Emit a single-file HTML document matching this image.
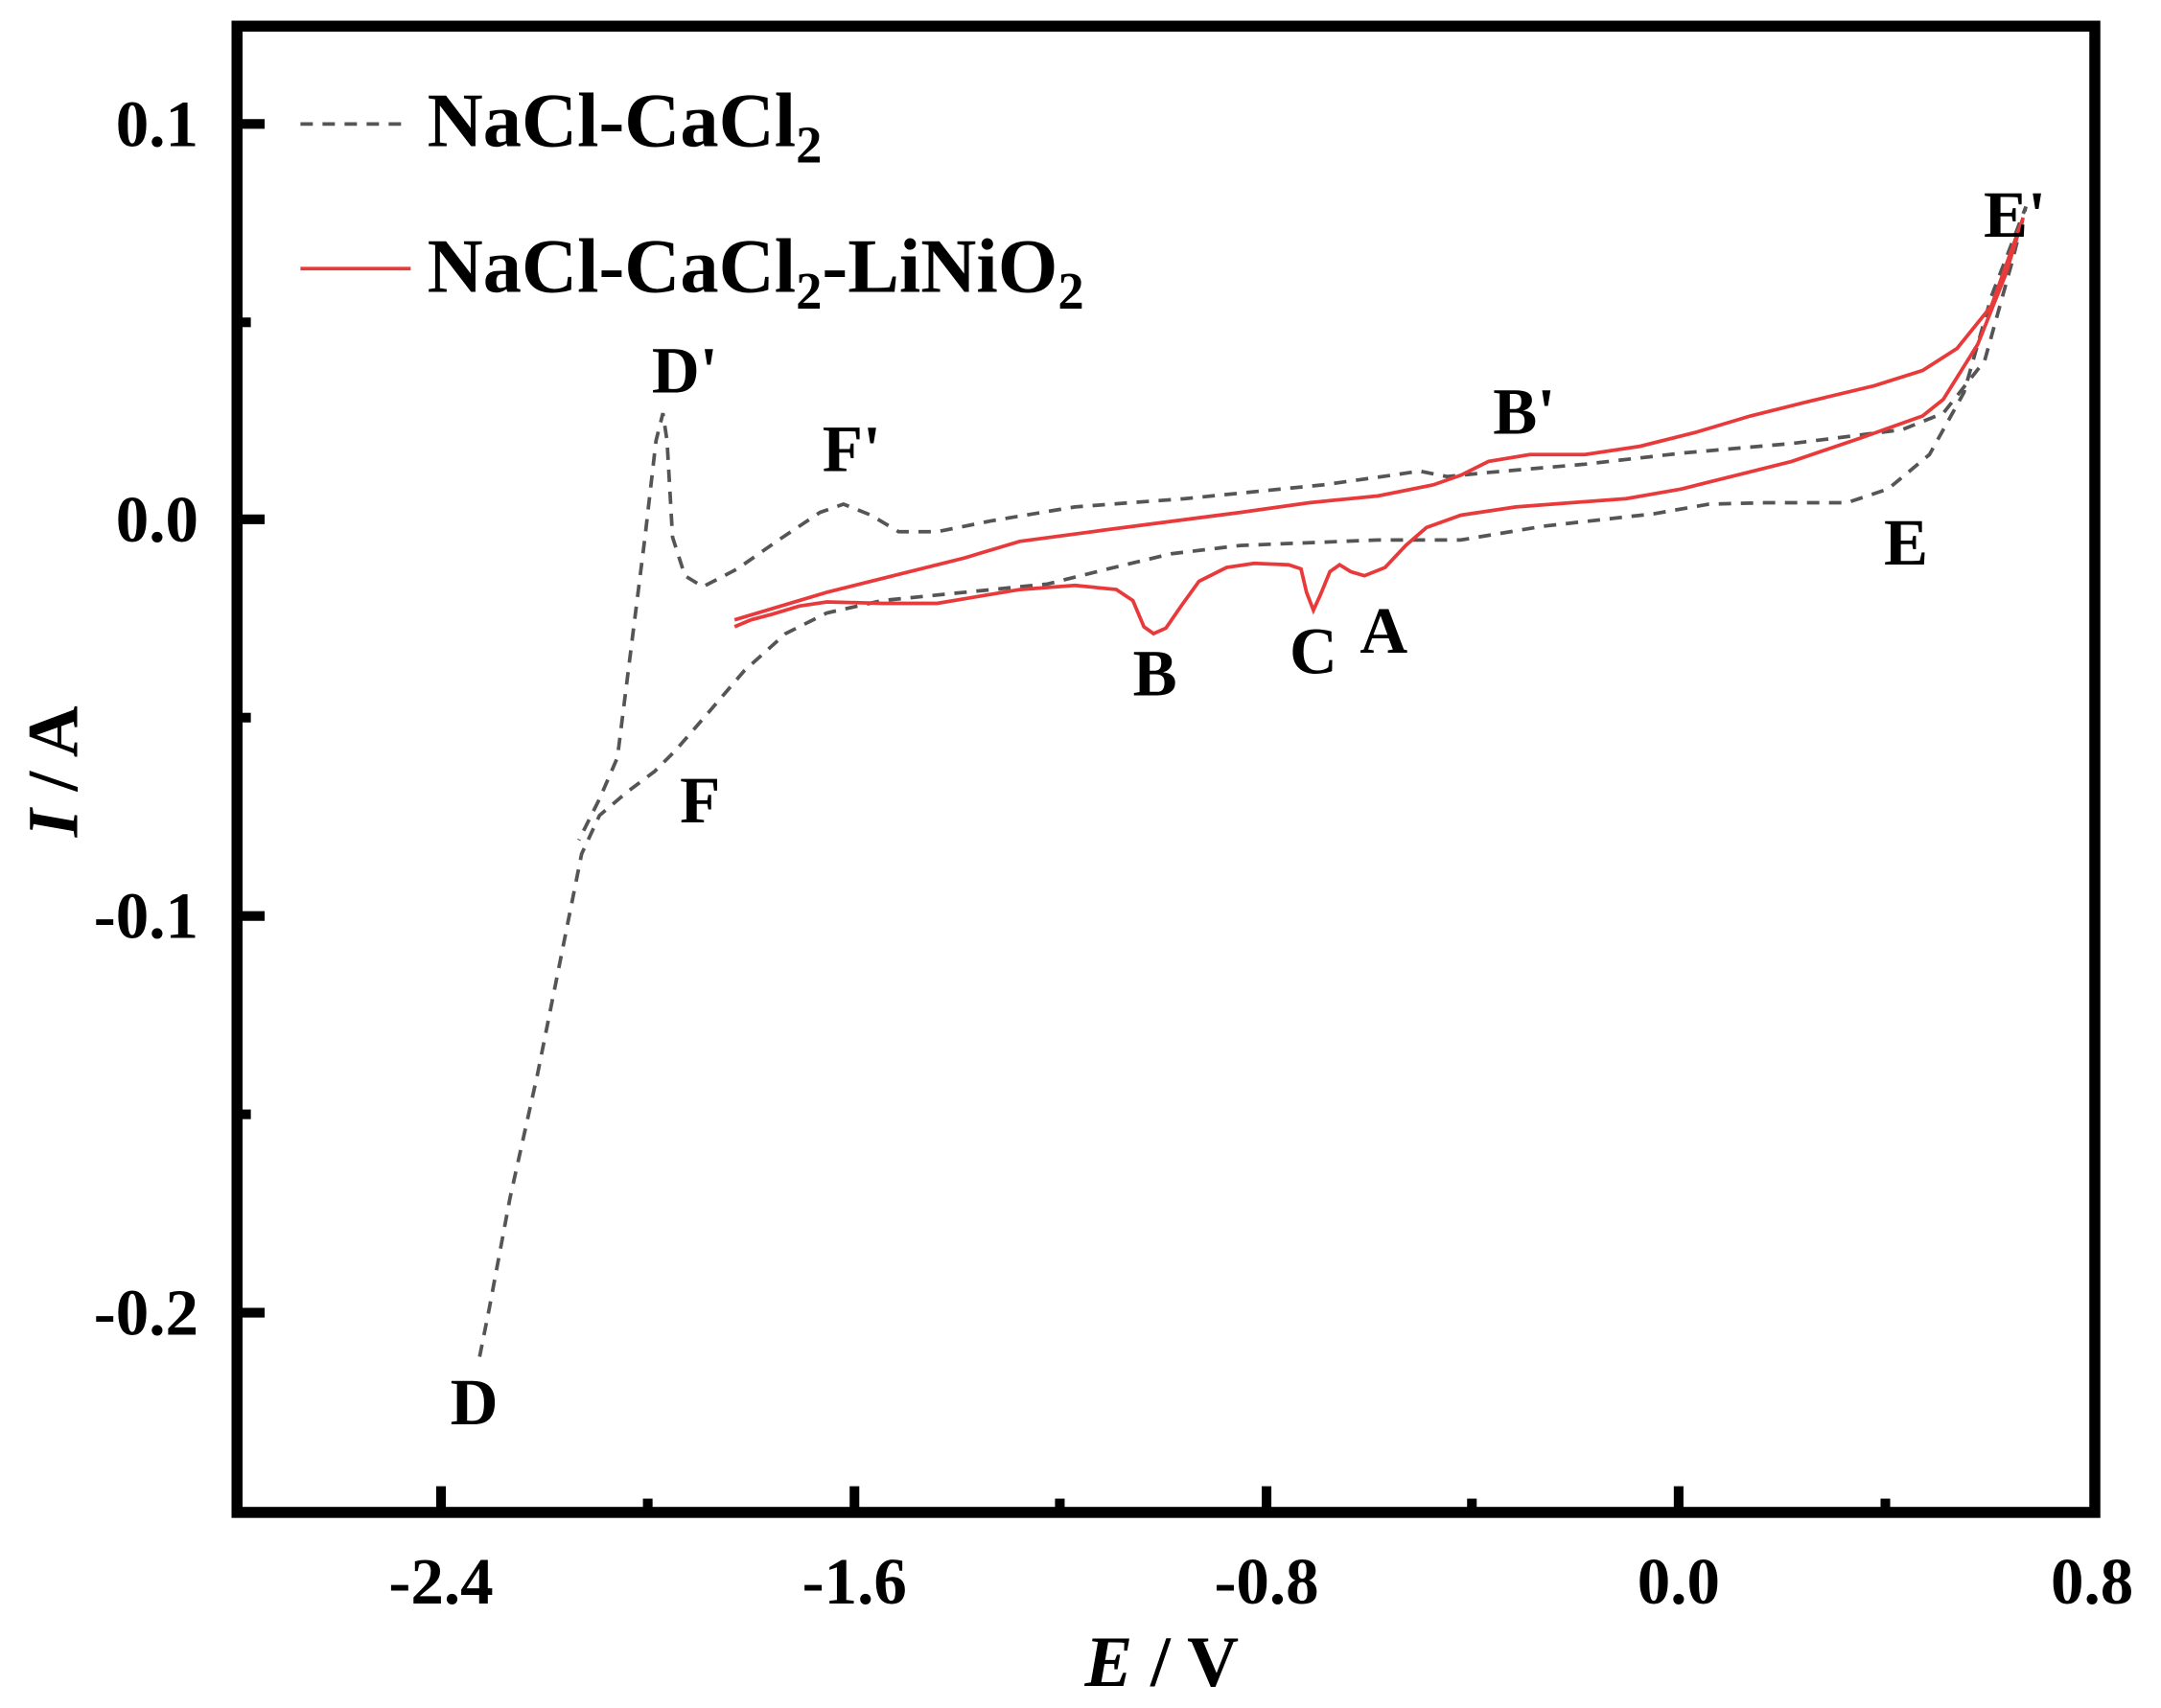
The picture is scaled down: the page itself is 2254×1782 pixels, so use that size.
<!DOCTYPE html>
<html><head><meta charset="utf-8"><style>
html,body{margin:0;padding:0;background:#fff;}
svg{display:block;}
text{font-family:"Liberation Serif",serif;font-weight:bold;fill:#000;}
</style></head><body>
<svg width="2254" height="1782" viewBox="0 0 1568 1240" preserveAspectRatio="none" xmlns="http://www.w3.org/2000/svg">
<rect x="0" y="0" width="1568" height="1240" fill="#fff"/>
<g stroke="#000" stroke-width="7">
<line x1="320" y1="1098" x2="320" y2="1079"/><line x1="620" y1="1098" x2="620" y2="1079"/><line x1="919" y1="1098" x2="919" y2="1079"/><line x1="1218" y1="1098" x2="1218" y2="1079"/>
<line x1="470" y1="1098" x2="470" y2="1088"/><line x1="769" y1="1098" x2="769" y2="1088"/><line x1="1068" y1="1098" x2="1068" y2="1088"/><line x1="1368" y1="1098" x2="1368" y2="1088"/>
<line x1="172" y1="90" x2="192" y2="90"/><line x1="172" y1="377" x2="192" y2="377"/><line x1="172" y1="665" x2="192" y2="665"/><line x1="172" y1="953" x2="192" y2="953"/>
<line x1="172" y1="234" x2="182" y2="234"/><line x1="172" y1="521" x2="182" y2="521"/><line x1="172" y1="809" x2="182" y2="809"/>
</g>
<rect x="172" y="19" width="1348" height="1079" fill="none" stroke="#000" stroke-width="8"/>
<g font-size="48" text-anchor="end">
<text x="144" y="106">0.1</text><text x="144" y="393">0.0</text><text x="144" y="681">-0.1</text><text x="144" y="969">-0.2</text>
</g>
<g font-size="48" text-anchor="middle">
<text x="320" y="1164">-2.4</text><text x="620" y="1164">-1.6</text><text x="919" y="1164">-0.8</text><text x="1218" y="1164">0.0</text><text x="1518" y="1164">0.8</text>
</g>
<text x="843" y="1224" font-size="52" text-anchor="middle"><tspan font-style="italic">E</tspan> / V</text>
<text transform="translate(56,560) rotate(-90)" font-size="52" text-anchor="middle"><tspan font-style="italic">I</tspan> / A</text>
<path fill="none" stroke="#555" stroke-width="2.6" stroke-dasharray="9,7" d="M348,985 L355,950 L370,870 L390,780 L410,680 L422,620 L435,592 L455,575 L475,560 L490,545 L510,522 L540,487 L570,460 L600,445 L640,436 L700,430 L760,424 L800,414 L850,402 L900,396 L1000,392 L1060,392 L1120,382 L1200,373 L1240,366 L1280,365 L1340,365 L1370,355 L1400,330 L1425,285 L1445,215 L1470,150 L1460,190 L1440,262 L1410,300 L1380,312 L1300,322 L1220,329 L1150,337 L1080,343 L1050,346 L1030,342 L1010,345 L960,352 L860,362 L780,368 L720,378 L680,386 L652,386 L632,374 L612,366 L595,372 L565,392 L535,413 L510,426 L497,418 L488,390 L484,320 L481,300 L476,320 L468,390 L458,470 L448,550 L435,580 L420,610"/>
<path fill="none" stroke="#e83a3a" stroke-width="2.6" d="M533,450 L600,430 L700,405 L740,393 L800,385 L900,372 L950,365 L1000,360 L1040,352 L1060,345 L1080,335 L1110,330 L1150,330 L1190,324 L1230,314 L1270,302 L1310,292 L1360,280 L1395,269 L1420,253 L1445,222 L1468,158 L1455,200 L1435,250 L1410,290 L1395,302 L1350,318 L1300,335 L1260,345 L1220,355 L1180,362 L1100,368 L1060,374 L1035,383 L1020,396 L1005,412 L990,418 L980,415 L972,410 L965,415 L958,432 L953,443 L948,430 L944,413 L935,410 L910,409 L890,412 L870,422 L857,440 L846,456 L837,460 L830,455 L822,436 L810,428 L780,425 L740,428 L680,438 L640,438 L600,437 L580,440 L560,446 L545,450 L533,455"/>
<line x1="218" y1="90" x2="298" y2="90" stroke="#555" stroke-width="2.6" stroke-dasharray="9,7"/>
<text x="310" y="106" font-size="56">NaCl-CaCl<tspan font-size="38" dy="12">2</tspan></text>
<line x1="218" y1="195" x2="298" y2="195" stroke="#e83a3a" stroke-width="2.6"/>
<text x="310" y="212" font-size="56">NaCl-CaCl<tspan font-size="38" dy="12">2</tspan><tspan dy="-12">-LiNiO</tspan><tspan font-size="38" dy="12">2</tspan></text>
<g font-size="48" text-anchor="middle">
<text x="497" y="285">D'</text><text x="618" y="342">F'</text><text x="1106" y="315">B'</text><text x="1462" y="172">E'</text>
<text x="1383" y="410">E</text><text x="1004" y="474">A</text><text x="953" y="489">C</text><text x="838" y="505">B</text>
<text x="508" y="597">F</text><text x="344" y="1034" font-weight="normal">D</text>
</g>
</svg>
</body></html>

---

- WHAT YOU SHOULD DO
Say the number of lines in the listing that hold "size", with no added words.

- REPLY
8